» **What to work on**:
Search the entries below. Return every line that has "this" in it.
☆ ☆ ☆ ☆ ☆ ☆ ☆
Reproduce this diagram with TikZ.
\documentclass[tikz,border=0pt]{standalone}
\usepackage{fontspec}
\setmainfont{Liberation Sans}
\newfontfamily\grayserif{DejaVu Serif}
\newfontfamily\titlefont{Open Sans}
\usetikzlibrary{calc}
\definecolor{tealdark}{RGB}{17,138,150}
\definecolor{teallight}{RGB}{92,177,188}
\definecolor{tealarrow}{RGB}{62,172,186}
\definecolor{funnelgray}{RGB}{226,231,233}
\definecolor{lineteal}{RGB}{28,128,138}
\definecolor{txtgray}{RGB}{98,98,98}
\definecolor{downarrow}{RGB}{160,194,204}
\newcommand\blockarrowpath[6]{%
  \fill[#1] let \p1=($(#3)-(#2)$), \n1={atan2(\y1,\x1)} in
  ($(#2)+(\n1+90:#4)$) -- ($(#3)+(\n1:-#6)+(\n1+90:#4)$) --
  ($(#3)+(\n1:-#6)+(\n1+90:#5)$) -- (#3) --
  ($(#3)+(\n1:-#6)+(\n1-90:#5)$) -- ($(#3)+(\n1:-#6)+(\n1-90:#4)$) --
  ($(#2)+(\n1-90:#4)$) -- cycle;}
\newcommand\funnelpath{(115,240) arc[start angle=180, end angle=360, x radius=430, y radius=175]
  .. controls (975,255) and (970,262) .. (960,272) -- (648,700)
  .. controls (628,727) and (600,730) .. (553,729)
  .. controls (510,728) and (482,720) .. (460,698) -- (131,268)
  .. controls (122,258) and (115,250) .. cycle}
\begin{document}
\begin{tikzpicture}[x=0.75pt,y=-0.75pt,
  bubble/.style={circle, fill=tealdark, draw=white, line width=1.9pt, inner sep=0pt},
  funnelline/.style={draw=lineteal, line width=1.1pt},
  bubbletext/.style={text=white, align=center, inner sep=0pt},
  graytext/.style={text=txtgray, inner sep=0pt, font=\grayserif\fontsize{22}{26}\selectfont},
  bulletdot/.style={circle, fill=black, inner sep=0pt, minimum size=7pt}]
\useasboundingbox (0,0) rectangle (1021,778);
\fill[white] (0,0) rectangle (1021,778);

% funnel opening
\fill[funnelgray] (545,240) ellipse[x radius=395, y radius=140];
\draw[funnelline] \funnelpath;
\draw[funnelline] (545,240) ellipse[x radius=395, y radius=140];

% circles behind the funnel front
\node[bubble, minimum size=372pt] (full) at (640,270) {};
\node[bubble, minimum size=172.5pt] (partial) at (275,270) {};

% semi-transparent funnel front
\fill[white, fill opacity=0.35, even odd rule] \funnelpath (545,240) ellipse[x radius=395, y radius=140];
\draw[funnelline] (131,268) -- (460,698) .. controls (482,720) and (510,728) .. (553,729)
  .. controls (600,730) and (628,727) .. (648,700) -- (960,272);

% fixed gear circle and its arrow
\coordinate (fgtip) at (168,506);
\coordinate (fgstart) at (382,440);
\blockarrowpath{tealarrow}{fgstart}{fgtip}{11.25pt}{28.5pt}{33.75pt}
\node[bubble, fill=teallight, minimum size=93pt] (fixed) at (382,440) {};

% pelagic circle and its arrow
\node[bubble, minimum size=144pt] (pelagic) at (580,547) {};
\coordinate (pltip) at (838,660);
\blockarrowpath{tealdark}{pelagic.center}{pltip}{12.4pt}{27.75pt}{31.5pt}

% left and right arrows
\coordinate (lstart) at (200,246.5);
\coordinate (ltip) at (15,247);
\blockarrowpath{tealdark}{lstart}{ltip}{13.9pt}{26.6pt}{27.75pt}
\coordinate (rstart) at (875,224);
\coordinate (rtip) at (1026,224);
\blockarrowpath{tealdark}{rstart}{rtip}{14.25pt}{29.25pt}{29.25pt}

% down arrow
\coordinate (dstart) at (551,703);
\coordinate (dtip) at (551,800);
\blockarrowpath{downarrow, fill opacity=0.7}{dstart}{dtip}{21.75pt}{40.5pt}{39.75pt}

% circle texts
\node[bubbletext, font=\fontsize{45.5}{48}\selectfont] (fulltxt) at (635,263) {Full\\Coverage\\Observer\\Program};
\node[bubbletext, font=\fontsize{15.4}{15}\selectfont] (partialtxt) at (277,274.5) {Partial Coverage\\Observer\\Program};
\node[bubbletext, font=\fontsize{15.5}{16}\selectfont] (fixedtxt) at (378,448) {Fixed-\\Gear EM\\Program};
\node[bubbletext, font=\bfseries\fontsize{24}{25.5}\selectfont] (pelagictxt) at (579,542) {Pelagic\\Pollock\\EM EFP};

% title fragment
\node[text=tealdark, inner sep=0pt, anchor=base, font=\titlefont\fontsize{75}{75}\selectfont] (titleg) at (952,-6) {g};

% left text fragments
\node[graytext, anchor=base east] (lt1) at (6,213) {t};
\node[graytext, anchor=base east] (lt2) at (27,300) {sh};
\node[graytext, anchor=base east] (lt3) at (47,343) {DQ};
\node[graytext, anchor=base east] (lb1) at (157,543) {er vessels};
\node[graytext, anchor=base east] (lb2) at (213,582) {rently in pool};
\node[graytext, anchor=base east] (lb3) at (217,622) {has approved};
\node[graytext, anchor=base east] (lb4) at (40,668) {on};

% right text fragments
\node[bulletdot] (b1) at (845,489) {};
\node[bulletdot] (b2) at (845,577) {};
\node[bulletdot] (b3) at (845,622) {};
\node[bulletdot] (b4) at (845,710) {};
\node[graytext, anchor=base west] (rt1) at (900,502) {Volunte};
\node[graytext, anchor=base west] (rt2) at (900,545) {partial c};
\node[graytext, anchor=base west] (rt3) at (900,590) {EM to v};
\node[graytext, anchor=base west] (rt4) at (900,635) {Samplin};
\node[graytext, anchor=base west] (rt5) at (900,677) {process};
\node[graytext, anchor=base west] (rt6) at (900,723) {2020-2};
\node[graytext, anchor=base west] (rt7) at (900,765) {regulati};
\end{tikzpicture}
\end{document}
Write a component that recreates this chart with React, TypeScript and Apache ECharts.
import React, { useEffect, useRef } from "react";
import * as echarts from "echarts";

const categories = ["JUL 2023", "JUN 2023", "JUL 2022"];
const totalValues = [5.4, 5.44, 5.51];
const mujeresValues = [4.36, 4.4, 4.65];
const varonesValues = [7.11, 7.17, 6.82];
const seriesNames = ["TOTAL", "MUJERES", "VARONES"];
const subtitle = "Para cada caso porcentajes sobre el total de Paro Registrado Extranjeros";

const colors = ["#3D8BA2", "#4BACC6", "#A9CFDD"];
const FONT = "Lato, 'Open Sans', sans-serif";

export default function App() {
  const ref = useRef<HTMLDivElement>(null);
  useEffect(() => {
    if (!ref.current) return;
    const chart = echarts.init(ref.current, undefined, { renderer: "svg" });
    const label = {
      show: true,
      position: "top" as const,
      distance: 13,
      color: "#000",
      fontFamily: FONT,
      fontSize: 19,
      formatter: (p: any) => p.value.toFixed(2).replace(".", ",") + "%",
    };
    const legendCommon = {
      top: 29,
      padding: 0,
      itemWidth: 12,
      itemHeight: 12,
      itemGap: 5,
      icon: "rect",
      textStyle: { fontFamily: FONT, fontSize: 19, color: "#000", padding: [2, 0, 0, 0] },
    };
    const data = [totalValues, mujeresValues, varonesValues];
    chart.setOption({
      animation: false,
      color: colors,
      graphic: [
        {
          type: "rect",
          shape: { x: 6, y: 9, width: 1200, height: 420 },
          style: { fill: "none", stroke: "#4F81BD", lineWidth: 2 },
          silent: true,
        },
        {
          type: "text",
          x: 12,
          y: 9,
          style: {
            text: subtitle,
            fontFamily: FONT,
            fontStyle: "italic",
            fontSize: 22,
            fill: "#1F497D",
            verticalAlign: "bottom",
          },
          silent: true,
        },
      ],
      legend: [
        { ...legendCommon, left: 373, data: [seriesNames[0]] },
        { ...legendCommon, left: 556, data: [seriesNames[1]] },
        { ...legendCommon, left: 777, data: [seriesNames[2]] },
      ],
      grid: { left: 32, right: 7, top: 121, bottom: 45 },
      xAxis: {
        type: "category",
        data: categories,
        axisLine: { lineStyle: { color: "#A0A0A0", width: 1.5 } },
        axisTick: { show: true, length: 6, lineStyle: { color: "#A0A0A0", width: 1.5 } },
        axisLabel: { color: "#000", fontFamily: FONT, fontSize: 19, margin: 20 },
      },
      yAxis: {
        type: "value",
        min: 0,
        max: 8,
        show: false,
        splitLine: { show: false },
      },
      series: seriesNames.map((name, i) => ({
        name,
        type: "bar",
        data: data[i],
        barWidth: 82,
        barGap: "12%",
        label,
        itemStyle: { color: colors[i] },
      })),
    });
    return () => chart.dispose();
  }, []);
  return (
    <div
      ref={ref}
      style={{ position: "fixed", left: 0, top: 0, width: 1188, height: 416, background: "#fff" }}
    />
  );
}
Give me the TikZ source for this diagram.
☆ ☆ ☆ ☆ ☆ ☆ ☆
» **Expected answer**:
Reproduce this diagram with TikZ.
Write a component that recreates this chart with React, TypeScript and Apache ECharts.
Give me the TikZ source for this diagram.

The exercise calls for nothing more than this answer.